→ INSTRUCTIONS FOR THE TASK
Images excluded, repeat each entry below exactly.

**** SUPPLIED RECORDS

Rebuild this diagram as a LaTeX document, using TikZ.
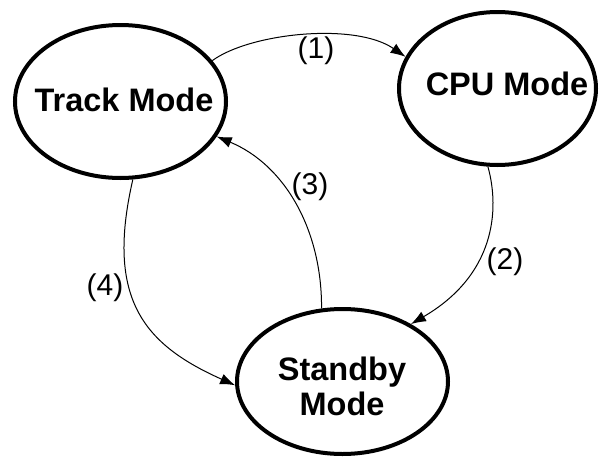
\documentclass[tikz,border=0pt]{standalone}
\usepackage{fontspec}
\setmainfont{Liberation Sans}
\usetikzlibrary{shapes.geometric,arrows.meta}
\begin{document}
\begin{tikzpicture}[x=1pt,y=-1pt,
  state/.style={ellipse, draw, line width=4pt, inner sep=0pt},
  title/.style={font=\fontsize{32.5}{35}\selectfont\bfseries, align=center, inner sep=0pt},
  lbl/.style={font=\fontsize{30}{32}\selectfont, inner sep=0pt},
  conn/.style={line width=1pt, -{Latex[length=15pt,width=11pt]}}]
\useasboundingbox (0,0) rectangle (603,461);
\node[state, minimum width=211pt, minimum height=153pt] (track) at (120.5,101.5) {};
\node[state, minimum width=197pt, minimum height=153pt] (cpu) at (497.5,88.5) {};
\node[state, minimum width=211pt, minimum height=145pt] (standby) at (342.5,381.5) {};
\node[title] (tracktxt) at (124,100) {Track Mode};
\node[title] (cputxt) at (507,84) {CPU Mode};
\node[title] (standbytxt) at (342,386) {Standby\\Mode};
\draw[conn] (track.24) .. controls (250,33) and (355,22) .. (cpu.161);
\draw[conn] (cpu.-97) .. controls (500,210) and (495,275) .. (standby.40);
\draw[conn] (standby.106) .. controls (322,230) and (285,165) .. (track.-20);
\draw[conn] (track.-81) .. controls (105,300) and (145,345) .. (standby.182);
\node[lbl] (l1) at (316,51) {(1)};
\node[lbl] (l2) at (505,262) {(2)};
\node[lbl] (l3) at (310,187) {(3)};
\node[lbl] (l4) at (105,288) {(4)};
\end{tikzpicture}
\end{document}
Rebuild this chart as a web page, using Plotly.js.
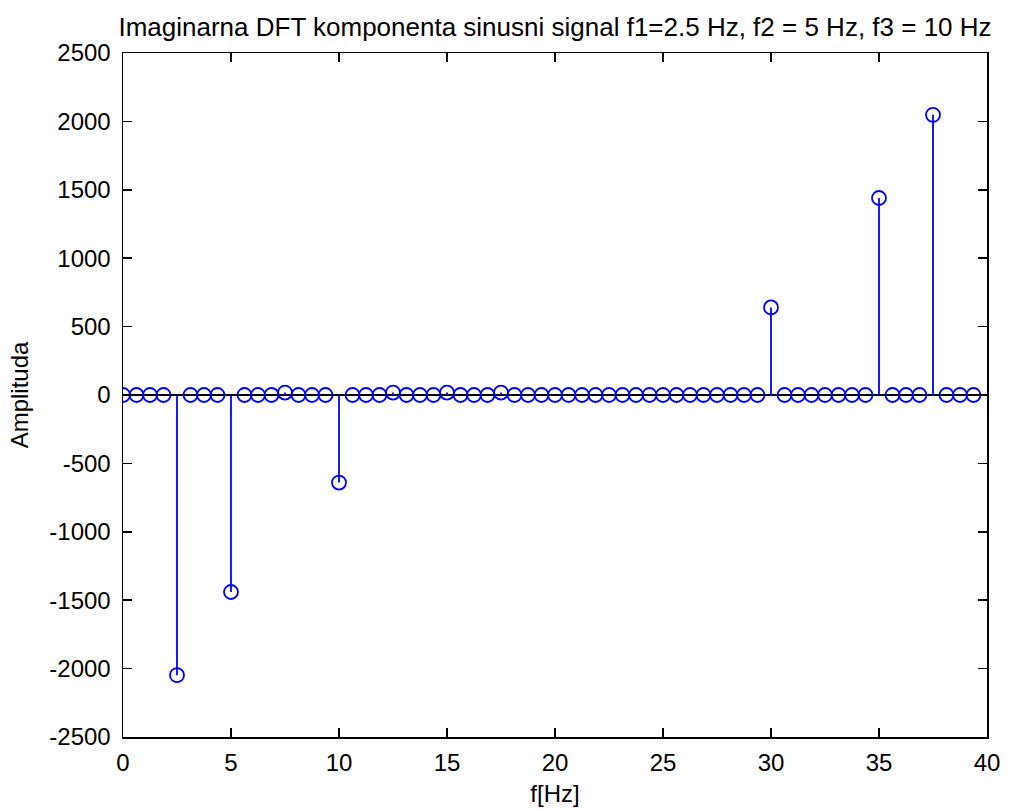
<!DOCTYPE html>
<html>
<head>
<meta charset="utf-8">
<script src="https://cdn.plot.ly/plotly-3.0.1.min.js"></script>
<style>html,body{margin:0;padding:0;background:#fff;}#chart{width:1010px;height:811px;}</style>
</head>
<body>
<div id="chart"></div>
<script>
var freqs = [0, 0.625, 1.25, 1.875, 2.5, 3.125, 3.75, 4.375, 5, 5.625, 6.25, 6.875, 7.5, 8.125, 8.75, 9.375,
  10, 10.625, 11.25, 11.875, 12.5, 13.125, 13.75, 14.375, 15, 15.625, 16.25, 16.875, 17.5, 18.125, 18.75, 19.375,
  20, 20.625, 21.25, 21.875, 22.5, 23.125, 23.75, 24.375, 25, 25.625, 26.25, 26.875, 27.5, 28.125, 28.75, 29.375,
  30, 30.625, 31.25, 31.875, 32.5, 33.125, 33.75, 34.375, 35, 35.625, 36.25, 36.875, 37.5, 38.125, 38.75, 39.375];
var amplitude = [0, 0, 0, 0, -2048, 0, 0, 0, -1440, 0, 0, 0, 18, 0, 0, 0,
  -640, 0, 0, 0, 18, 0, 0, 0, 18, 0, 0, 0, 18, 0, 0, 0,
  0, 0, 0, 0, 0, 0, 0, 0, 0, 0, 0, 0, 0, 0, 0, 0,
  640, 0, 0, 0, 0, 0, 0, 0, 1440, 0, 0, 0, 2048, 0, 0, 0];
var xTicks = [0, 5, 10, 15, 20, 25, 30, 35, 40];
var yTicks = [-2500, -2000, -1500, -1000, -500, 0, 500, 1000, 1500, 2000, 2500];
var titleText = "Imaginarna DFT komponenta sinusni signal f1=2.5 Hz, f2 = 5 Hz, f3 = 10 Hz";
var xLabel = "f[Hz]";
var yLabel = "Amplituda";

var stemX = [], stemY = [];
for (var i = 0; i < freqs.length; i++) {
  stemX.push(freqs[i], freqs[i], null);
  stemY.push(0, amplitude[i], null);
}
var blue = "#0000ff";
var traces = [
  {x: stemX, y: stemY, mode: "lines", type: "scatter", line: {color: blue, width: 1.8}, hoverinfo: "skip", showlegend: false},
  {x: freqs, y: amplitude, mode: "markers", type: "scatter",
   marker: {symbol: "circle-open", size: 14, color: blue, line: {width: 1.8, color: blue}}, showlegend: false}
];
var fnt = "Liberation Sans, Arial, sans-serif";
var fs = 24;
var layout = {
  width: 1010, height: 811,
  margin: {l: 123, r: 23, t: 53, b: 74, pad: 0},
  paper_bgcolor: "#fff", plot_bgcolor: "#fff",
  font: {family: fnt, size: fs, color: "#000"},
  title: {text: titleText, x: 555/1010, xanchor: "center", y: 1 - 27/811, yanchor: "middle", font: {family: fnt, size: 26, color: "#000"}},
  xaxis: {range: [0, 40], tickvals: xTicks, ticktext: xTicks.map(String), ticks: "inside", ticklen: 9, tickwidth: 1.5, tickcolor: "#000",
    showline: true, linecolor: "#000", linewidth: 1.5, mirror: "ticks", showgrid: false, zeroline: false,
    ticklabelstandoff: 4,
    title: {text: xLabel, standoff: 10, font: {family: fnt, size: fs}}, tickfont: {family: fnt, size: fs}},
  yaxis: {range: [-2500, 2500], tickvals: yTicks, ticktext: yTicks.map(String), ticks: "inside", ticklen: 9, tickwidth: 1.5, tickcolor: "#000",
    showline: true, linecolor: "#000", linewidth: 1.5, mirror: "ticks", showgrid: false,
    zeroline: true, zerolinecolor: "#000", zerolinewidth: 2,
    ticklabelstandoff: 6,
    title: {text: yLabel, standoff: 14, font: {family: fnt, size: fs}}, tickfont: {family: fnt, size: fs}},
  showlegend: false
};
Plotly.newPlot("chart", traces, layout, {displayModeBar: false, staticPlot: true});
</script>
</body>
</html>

********

→ TASK RESPONSE
Rebuild this diagram as a LaTeX document, using TikZ.
\documentclass[tikz,border=0pt]{standalone}
\usepackage{fontspec}
\setmainfont{Liberation Sans}
\usetikzlibrary{shapes.geometric,arrows.meta}
\begin{document}
\begin{tikzpicture}[x=1pt,y=-1pt,
  state/.style={ellipse, draw, line width=4pt, inner sep=0pt},
  title/.style={font=\fontsize{32.5}{35}\selectfont\bfseries, align=center, inner sep=0pt},
  lbl/.style={font=\fontsize{30}{32}\selectfont, inner sep=0pt},
  conn/.style={line width=1pt, -{Latex[length=15pt,width=11pt]}}]
\useasboundingbox (0,0) rectangle (603,461);
\node[state, minimum width=211pt, minimum height=153pt] (track) at (120.5,101.5) {};
\node[state, minimum width=197pt, minimum height=153pt] (cpu) at (497.5,88.5) {};
\node[state, minimum width=211pt, minimum height=145pt] (standby) at (342.5,381.5) {};
\node[title] (tracktxt) at (124,100) {Track Mode};
\node[title] (cputxt) at (507,84) {CPU Mode};
\node[title] (standbytxt) at (342,386) {Standby\\Mode};
\draw[conn] (track.24) .. controls (250,33) and (355,22) .. (cpu.161);
\draw[conn] (cpu.-97) .. controls (500,210) and (495,275) .. (standby.40);
\draw[conn] (standby.106) .. controls (322,230) and (285,165) .. (track.-20);
\draw[conn] (track.-81) .. controls (105,300) and (145,345) .. (standby.182);
\node[lbl] (l1) at (316,51) {(1)};
\node[lbl] (l2) at (505,262) {(2)};
\node[lbl] (l3) at (310,187) {(3)};
\node[lbl] (l4) at (105,288) {(4)};
\end{tikzpicture}
\end{document}
Rebuild this chart as a web page, using Plotly.js.
<!DOCTYPE html>
<html>
<head>
<meta charset="utf-8">
<script src="https://cdn.plot.ly/plotly-3.0.1.min.js"></script>
<style>html,body{margin:0;padding:0;background:#fff;}#chart{width:1010px;height:811px;}</style>
</head>
<body>
<div id="chart"></div>
<script>
var freqs = [0, 0.625, 1.25, 1.875, 2.5, 3.125, 3.75, 4.375, 5, 5.625, 6.25, 6.875, 7.5, 8.125, 8.75, 9.375,
  10, 10.625, 11.25, 11.875, 12.5, 13.125, 13.75, 14.375, 15, 15.625, 16.25, 16.875, 17.5, 18.125, 18.75, 19.375,
  20, 20.625, 21.25, 21.875, 22.5, 23.125, 23.75, 24.375, 25, 25.625, 26.25, 26.875, 27.5, 28.125, 28.75, 29.375,
  30, 30.625, 31.25, 31.875, 32.5, 33.125, 33.75, 34.375, 35, 35.625, 36.25, 36.875, 37.5, 38.125, 38.75, 39.375];
var amplitude = [0, 0, 0, 0, -2048, 0, 0, 0, -1440, 0, 0, 0, 18, 0, 0, 0,
  -640, 0, 0, 0, 18, 0, 0, 0, 18, 0, 0, 0, 18, 0, 0, 0,
  0, 0, 0, 0, 0, 0, 0, 0, 0, 0, 0, 0, 0, 0, 0, 0,
  640, 0, 0, 0, 0, 0, 0, 0, 1440, 0, 0, 0, 2048, 0, 0, 0];
var xTicks = [0, 5, 10, 15, 20, 25, 30, 35, 40];
var yTicks = [-2500, -2000, -1500, -1000, -500, 0, 500, 1000, 1500, 2000, 2500];
var titleText = "Imaginarna DFT komponenta sinusni signal f1=2.5 Hz, f2 = 5 Hz, f3 = 10 Hz";
var xLabel = "f[Hz]";
var yLabel = "Amplituda";

var stemX = [], stemY = [];
for (var i = 0; i < freqs.length; i++) {
  stemX.push(freqs[i], freqs[i], null);
  stemY.push(0, amplitude[i], null);
}
var blue = "#0000ff";
var traces = [
  {x: stemX, y: stemY, mode: "lines", type: "scatter", line: {color: blue, width: 1.8}, hoverinfo: "skip", showlegend: false},
  {x: freqs, y: amplitude, mode: "markers", type: "scatter",
   marker: {symbol: "circle-open", size: 14, color: blue, line: {width: 1.8, color: blue}}, showlegend: false}
];
var fnt = "Liberation Sans, Arial, sans-serif";
var fs = 24;
var layout = {
  width: 1010, height: 811,
  margin: {l: 123, r: 23, t: 53, b: 74, pad: 0},
  paper_bgcolor: "#fff", plot_bgcolor: "#fff",
  font: {family: fnt, size: fs, color: "#000"},
  title: {text: titleText, x: 555/1010, xanchor: "center", y: 1 - 27/811, yanchor: "middle", font: {family: fnt, size: 26, color: "#000"}},
  xaxis: {range: [0, 40], tickvals: xTicks, ticktext: xTicks.map(String), ticks: "inside", ticklen: 9, tickwidth: 1.5, tickcolor: "#000",
    showline: true, linecolor: "#000", linewidth: 1.5, mirror: "ticks", showgrid: false, zeroline: false,
    ticklabelstandoff: 4,
    title: {text: xLabel, standoff: 10, font: {family: fnt, size: fs}}, tickfont: {family: fnt, size: fs}},
  yaxis: {range: [-2500, 2500], tickvals: yTicks, ticktext: yTicks.map(String), ticks: "inside", ticklen: 9, tickwidth: 1.5, tickcolor: "#000",
    showline: true, linecolor: "#000", linewidth: 1.5, mirror: "ticks", showgrid: false,
    zeroline: true, zerolinecolor: "#000", zerolinewidth: 2,
    ticklabelstandoff: 6,
    title: {text: yLabel, standoff: 14, font: {family: fnt, size: fs}}, tickfont: {family: fnt, size: fs}},
  showlegend: false
};
Plotly.newPlot("chart", traces, layout, {displayModeBar: false, staticPlot: true});
</script>
</body>
</html>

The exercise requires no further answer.